Kultura europejska posiada zdolność do kwestionowania samej siebie. Dzięki zagrożeniu tureckiemu Europa doszła do świadomości własnej identyczności kulturowej, zakwestionowała wyższość własnych wartości i uruchomiło proces samokrytyki – to źródło jej siły i słabości. To z tego zrodził się wysiłek łamania jej „etnocentrycznego” zamknięcia – z samokrytyki. To okresla naszą kulturę.
Idee tolerancji i krytycyzmu nie sa wolne od normatywnych założeń.
Czy wszystkie kultury sa równe?
Kultura określa ludzkie zachowania: technikę, obyczaje, rytuały, prawo itd. To poddaje się uniwersalizacji. Najmniej da się temu język, najbardziej wiedza np. matematyczna. I mają na myśli taką wiedzą naukową najczęściej mówi się o uniwersalności kultur. Zakaz kazirodztwa czy normy logiki dwuwartościowej to reguły prawomocne w sensie transcedentalnym, które obowiązują wszędzie. Sztuka, religia czy moralność nie są uniwersalne lecz często mylnie za takie je uznajemy i to duży błąd.
Nasza obecność w kulturze jest określana poprzez krytycyzm względem obcych. Uważamy siebie za barbarzyńców gdy jesteśmy zapatrzeni w swoją kulturę i nie podejmujemy choćby wysiłku dla dostrzeżenia racji innych. Usilnie bronimy swojej wyłączności.

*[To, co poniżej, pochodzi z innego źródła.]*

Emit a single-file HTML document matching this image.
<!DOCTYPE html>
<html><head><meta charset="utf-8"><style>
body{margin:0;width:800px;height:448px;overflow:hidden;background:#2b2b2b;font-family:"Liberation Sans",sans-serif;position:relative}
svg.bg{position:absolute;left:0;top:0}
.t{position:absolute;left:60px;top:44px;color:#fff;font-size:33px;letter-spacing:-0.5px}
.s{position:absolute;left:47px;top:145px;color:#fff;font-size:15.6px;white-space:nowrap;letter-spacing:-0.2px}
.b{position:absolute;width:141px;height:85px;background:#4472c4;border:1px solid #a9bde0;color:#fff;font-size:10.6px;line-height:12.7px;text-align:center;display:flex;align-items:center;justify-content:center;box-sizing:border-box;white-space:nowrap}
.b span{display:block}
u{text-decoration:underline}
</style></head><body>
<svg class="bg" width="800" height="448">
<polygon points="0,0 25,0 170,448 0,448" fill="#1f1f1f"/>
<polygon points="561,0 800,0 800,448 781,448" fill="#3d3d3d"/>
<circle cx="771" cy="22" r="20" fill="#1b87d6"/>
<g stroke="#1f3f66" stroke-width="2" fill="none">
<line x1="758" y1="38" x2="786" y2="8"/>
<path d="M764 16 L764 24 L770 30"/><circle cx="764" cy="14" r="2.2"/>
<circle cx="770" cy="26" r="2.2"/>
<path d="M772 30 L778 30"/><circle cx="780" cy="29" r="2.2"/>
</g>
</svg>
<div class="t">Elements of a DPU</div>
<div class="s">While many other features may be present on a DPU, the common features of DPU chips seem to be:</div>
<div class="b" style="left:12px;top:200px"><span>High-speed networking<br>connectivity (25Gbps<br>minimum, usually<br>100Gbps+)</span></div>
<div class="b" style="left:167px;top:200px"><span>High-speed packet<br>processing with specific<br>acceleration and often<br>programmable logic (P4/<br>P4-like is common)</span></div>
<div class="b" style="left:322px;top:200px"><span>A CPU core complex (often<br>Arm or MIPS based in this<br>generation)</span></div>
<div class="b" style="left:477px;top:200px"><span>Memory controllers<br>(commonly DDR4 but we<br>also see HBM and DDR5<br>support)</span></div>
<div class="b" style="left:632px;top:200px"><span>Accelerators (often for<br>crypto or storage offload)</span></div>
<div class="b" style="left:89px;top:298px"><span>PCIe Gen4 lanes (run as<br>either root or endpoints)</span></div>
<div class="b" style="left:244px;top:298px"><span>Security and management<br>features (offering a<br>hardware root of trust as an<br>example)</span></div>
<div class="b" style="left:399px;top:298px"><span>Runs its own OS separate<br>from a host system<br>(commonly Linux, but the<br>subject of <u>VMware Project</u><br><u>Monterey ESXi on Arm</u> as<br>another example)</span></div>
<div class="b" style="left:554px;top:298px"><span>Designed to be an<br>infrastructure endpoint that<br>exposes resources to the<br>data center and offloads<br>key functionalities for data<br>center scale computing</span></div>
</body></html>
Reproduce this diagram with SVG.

Wierzyć w uniwersalność europejskiej tradycji nie znaczy głosić ideał świata jednostajnego, gdzie panują te same wartości, gusta. Chodzi o zakażenie selektywne, krzewienie wartości, które są źródłem wielkości Europy. Wpływy kulturalne działają wedle własnych reguł selekcji, które nie poddają się nadzorowi.
To że języki pod naporem Zachodu ulegają językom europejskim to bardziej tragedia niż powód do zadowolenia.
Wszyscy jesteśmy dziedzicami wielkich prorokó, filozofów, polityków. Tak napisał w 1947r Arnold Toynbee. Żyjemy w świecie który oni ukształtowali. To ciągłość idei. Ale tak nie jest, nie można być jednoczesnie dziedzicem wszystkich bo te wartości się wzajemni wykluczają. Podzielamy tylko wybrane ideologie.